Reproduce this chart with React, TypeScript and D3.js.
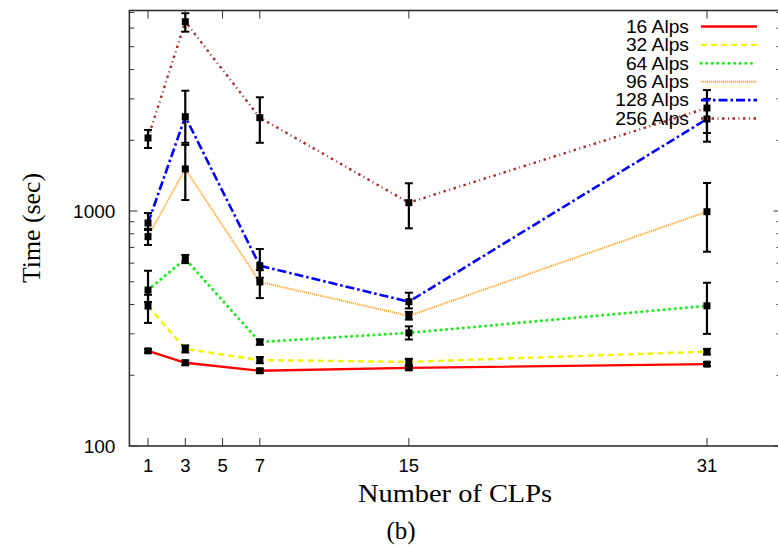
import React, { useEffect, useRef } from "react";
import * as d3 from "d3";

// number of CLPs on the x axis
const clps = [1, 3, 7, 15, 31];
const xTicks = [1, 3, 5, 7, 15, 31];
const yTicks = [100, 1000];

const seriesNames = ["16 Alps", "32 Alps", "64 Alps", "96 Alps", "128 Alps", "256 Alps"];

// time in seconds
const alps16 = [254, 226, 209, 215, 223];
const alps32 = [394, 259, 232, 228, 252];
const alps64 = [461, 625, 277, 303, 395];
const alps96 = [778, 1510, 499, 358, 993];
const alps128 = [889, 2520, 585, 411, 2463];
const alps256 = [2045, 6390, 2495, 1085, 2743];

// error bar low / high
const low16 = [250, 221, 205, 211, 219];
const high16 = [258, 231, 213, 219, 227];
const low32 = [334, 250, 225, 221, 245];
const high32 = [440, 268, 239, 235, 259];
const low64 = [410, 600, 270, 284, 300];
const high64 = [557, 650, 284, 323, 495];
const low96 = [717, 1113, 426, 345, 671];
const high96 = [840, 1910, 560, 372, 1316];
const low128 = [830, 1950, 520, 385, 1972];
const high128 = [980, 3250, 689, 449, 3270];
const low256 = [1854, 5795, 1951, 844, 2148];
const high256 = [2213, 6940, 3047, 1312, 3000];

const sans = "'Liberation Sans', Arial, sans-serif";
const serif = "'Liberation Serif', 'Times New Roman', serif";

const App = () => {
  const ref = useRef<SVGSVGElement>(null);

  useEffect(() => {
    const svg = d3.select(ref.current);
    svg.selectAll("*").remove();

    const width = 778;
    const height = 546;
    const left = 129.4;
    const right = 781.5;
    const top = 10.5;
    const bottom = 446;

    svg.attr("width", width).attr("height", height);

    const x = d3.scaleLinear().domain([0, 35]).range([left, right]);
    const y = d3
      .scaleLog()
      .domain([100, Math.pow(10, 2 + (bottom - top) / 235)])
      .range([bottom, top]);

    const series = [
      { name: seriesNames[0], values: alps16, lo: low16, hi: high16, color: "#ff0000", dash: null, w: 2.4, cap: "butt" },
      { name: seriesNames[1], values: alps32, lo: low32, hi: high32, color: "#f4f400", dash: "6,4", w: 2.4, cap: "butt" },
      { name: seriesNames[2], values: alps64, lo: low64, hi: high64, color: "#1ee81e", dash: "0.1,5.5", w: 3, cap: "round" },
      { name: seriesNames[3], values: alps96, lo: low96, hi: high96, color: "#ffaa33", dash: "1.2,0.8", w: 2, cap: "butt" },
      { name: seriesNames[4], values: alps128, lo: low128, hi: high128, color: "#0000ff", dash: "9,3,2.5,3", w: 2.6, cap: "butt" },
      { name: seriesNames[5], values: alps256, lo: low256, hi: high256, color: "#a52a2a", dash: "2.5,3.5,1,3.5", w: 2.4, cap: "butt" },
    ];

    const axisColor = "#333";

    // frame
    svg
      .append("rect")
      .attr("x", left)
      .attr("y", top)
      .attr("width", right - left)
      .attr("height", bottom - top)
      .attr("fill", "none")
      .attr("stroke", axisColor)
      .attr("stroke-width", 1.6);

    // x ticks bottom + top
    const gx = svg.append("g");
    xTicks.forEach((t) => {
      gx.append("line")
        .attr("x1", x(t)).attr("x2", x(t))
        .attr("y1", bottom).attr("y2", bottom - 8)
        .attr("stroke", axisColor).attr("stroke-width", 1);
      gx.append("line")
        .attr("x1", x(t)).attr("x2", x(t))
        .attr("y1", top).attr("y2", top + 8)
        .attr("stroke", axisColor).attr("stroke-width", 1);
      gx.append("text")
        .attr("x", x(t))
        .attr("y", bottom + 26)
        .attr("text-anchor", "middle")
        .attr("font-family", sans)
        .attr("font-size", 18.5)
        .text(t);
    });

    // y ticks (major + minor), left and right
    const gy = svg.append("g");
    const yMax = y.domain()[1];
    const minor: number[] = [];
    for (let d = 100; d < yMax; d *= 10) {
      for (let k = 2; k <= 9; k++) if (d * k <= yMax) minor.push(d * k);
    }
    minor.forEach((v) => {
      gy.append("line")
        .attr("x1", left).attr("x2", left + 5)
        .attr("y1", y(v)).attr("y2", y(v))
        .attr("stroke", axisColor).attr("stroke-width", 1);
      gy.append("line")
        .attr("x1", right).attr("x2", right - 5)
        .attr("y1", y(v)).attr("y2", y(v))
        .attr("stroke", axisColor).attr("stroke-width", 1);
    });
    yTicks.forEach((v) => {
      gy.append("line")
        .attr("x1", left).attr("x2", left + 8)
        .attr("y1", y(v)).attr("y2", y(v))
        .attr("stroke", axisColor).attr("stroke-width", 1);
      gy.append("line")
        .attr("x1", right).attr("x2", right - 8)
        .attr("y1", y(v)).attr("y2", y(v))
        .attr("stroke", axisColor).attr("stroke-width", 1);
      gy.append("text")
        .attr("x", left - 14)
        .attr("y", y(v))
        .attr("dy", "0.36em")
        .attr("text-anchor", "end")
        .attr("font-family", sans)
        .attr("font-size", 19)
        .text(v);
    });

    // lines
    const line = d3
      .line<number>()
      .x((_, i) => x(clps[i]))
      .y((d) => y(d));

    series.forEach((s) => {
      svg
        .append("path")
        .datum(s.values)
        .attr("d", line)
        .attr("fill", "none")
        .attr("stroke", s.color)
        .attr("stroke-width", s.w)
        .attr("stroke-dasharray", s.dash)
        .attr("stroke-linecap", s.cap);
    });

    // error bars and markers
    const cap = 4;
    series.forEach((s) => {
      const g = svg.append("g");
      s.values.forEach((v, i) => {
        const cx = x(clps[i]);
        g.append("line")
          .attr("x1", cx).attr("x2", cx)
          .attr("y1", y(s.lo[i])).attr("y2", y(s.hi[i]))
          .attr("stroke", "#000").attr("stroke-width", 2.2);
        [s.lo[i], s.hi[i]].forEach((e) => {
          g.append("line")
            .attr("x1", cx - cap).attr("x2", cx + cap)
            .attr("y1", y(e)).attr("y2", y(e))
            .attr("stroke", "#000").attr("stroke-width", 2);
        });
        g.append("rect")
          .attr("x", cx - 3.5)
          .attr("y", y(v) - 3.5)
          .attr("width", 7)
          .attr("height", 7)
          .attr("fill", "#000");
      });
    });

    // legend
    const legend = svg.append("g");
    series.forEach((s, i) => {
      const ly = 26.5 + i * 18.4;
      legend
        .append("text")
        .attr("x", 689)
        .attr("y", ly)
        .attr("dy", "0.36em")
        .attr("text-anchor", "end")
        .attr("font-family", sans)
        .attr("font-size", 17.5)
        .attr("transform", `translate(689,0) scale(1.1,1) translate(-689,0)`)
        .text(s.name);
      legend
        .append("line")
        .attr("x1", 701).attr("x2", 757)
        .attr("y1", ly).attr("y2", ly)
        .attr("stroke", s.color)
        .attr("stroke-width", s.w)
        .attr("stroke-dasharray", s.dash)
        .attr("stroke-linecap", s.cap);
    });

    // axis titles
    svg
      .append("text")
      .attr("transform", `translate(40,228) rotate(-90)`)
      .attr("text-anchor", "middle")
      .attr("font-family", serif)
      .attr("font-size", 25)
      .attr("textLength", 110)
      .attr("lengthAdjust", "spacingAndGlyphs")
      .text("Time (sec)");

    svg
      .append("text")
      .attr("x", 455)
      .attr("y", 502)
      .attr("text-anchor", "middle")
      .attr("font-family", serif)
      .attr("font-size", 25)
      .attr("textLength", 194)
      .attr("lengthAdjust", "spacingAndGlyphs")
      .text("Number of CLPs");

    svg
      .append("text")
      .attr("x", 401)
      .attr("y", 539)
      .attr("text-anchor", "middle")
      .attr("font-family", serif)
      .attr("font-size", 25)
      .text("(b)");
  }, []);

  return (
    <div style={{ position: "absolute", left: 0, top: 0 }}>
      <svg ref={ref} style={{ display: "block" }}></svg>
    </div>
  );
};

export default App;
━━━
REQUIRED TASK:
Keep only the lines that hold the string "React", and copy them out.

RESULT FOR THIS TASK:
Reproduce this chart with React, TypeScript and D3.js.
import React, { useEffect, useRef } from "react";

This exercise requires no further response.